Solo economie che devono muoversi in direzione della ricchezza di chi è capace di produrla per sé e per il proprio Paese. L’umanità non c’era.
Nell’Io ipertrofico di quel discorso, la celebrazione dei vincitori; nessuna parola per i vinti.
L’esaltazione della forza fisica; nessuna parola per i deboli.
L’esaltazione della ricchezza come strumento di potenza; nessuna parola per la povertà e per i poveri generati da quella cultura della ricchezza.
La riaffermazione del culto della potenza militare e del valore assoluto delle armi nella soluzione dei conflitti.
E in tutto questo, nessuna parola per le vite umane. Nessuna per i morti.
Nessuna per chi ha fame e sete, per chi è nudo, per chi è stato cacciato dalle proprie terre e derubato delle proprie ricchezze.
In quell’Io che non finisce mai c’è persino un’idea religiosa: la convinzione della propria natura divina e del ruolo salvifico che si attribuisce nel mondo.
Un Io che non concepisce il Noi, e dunque non riconosce né la libertà autentica né la democrazia vera, quella che libera gli altri liberando prima se stessa dal culto della potenza.
In quell’Io odierno, proclamato nel Parlamento israeliano, c’è un’idea particolare della pace: quella quiete che arriva solo quando il potente non trova più nulla da distruggere, né vita da uccidere.
Una pace imposta dal vincitore, senza o contro gli sconfitti.
In quell’Io, infine, c’è l’avvertimento ai Paesi non allineati: abbiate paura.
E c’è l’esaltazione dello Stato di Israele come rappresentante di tutti gli interessi di questa nuova pace mediorientale. E la promessa che Israele esisterà sempre, ma nessuna parola sulla nascita dello Stato palestinese.
Neppure un richiamo al patto di Oslo del 1993, quello di Arafat e Rabin, che prevedeva due popoli e due Stati liberi e indipendenti. Solo un riferimento retorico al Patto di Abramo.
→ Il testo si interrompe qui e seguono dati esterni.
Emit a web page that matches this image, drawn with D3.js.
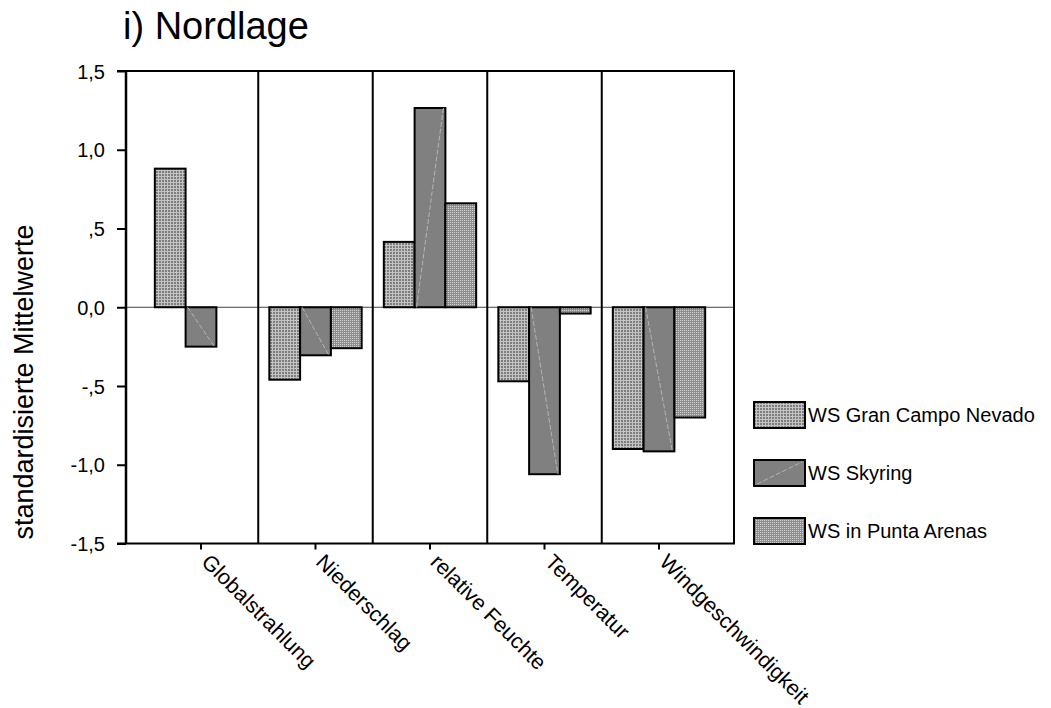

Fermo restando che tutto ciò che fa cessare una guerra e gli ammazzamenti è cosa straordinariamente utile e bella — anche se sospesa su un filo sottilissimo — io continuo a restare vigile e criticamente attento a tutte le dinamiche che si intrecciano sulla paura, sottile ma profonda, che il nuovo mondo che si vorrà far nascere non sia più bello di quello che oggi vorremmo lasciare.